Historia de los Mexicanos por sus Pinturas
Also known as: History of the Mexicans as Told by Their Paintings, Historia de los mexicanos por sus pinturas


A concise colonial-era Nahua mytho-historical account derived from painted codices, narrating cosmic origins, the Five Suns, divine deeds, and the Mexica migration and founding of Tenochtitlan.
Description
This short Spanish prose work synthesizes pre-Hispanic pictorial histories and priestly lore into a continuous narrative of the Nahua cosmos. It recounts primordial dual creation, the succession of world-ages (Five Suns), the deeds of major gods, the origin of humankind and maize, and ritual foundations of time and kingship. The latter sections trace the Mexica migration from Aztlan, sacred omens, and the establishment of Tenochtitlan’s supremacy. As an early post-conquest compilation, it preserves Indigenous structure and imagery—quincunx cosmology, sacred bundles, calendrics—through a Christianized lens, offering a vital window onto Mexica theology and state ideology.
Historiography
The text survives as an anonymous mid-sixteenth-century Spanish compilation based on Indigenous pinturas (pictorial codices). It is closely related to other early colonial Nahua sources, including the Leyenda de los Soles and the Codex Ramírez tradition, and overlaps with materials later systematized by Sahagún in the Florentine Codex. Scholars debate precise authorship (often situating it in a Franciscan context) and its dependence on now-lost pictorial exemplars. Reception centers on its value for reconstructing Mexica cosmogony, ritual time, and migration narratives despite colonial redaction.
Date Notes
Early colonial Spanish prose compiled from Indigenous pictorial manuscripts and informants, likely within the Franciscan intellectual milieu in New Spain.
Archetypes
Major Characters
- Ometecuhtli
- Omecihuatl
- Quetzalcoatl
- Tezcatlipoca
- Huitzilopochtli
- Tlaloc
Myths
- The Five Suns
- Creation of Humans from Ancestral Bones
- Journeys through Mictlan
- Origins of Festivals and Deities
Facts
- Anonymous Spanish-language prose compiled in New Spain in the mid-16th century.
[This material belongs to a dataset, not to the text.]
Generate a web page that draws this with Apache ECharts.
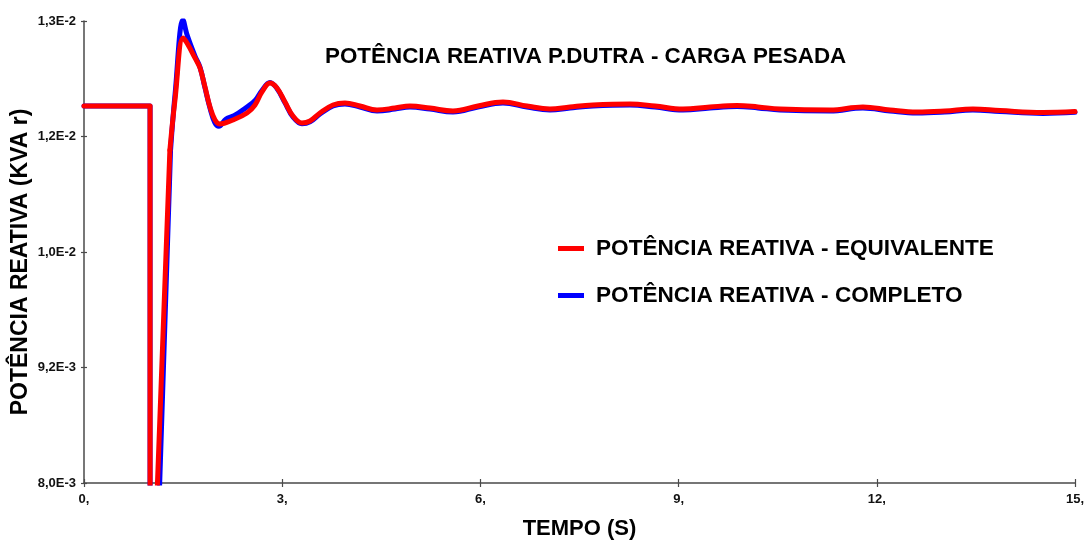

- Derives its authority from Indigenous pictorial manuscripts (pinturas) and oral priestly lore.
- Presents a full Five Suns cosmogony alongside migration and founding narratives.
- Shares motifs and passages with Leyenda de los Soles and Codex Ramírez traditions.
- Records Quetzalcoatl’s descent to Mictlan to recover bones for human creation.
- Attributes Mexica imperial destiny to omens and patronage of Huitzilopochtli.
- Preserves quincunx cosmology and directional color symbolism.
- Functions as both mythic theogony/cosmogony and Mexica state ideology.
- Shows colonial redaction while conserving pre-Hispanic calendrical concepts.
- Key for reconstructing early post-conquest transmission of Nahua sacred history.